The earlier labs proved that the modem logic works. This lab proves that the control plane is also integration-ready:

  1. software can program the deterministic frame configuration;
  2. software can trigger exactly one burst;
  3. software can poll busy and done;
  4. software can read BER counters after the burst finishes.

That is the minimum register contract needed before handing the design to a real Zynq PS or no-OS software layer.

Testbench strategy

The self-checking testbench:

  1. reads the shared deterministic metadata;
  2. writes frame configuration registers over AXI-Lite;
  3. starts one burst through the control register;
  4. loops TX samples back into RX samples;
  5. polls the status register until the sticky done bit is set;
  6. verifies zero BER and then clears the sticky done flag.

Hardware-facing interpretation

The first hardware use is straightforward:

PS writes AXI-Lite registers -> one short deterministic burst launches -> AD9363 TX/RX path or external monitor observes the result

This is the correct point to connect no-OS software, Linux userspace register pokes, or a small driver.

First AD9363 handoff order

Use the existing repository tools as the bring-up path:

  1. Probe the remote IIO context with python blocks/block_06_rf_frontend_and_ad9363/python/lab_6_3_probe_iio_context.py --uri ip:192.168.40.1.
  2. Apply the conservative Block 6.3 RF policy: minimum TX power, low manual RX gain, AGC disabled, and a short burst only.
  3. Read the AXI-Lite ID register first, then program FRAME_BIT_COUNT, PREAMBLE_COUNT, and START_OFFSET.
  4. Write 1 to CONTROL_STATUS[0], poll busy, then wait for sticky done.
  5. Use the controlled Zynq RX path for BER counters and keep RTL-SDR as a spectrum-only observer during the first OTA check.

This keeps the discovery run small and deterministic before moving to longer bursts or quantitative BER measurement.

Report checklist

  • [ ] Include the register map.
  • [ ] State which registers must be programmed before start.
  • [ ] Show how done is cleared.
  • [ ] Show the ID readback as a bring-up sanity check.
  • [ ] State that AXI-Lite controls only the configuration path, not the sample stream.

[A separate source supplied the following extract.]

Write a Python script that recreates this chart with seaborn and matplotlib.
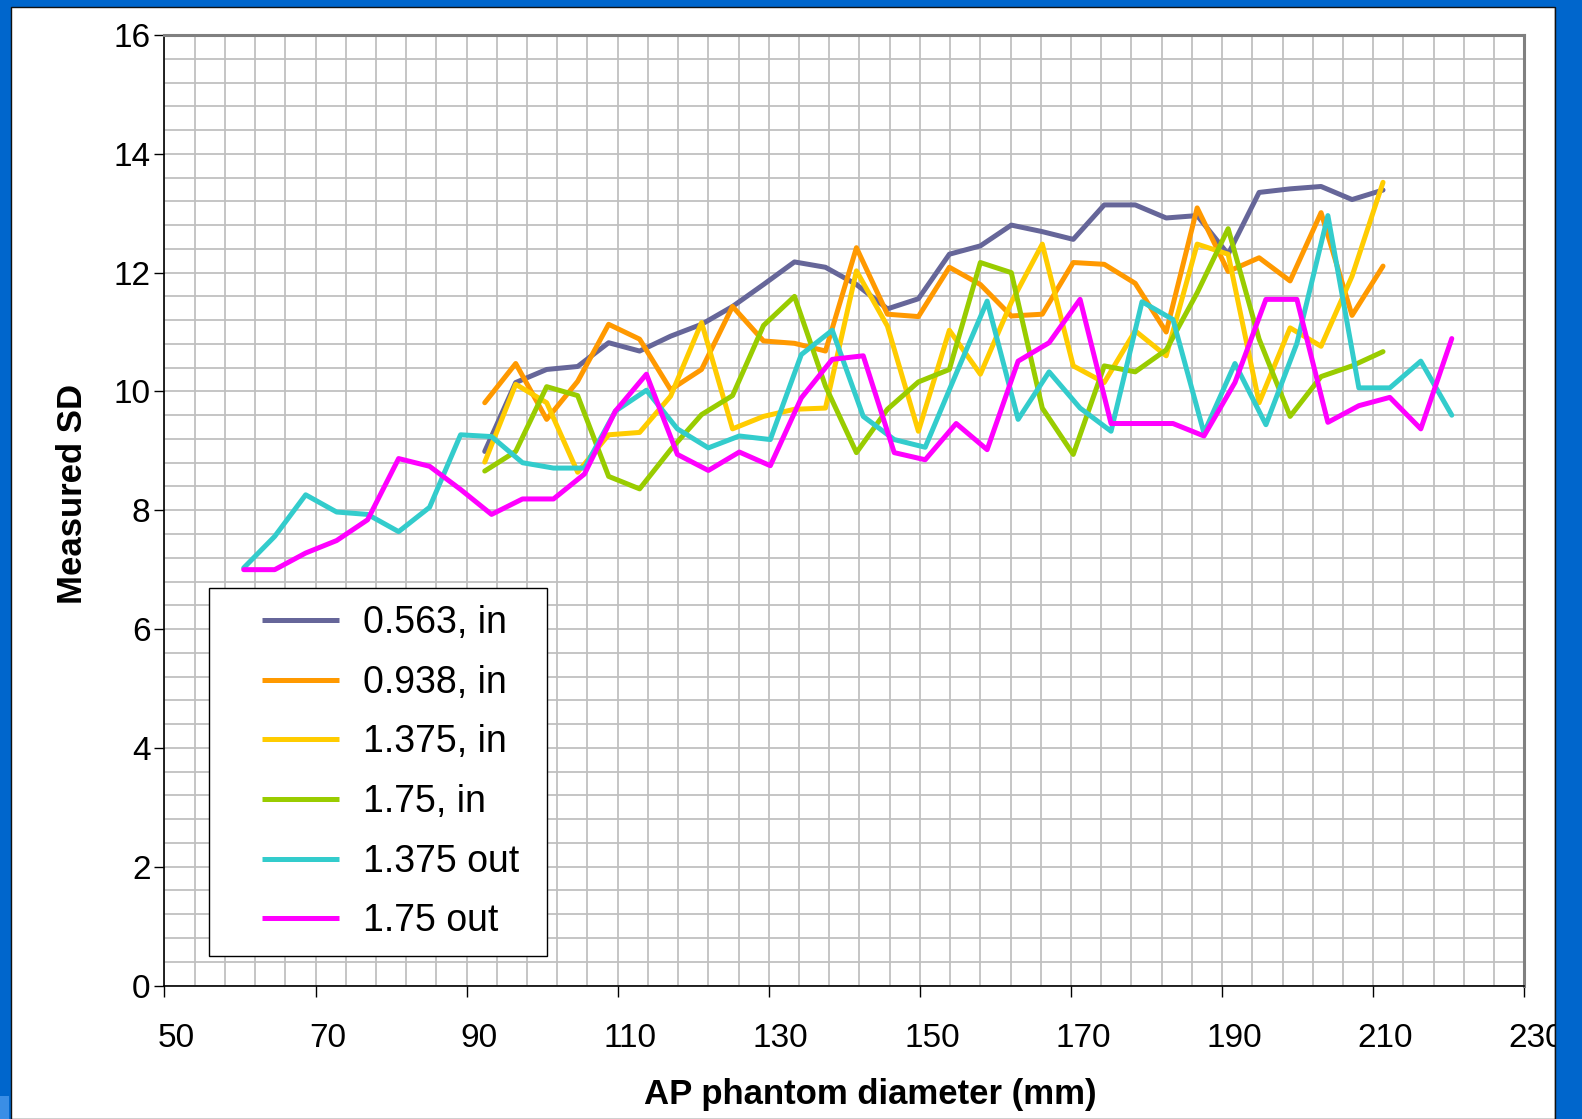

Engineering conclusion template

The deterministic BPSK BER core is now exposed through an AXI-Lite control wrapper.
Software can program the frame size, preamble size and sampling offset, launch one burst and read back BER counters.
This is the minimal PS-facing contract needed before connecting the modem path to AD9363 or DMA-based hardware integration.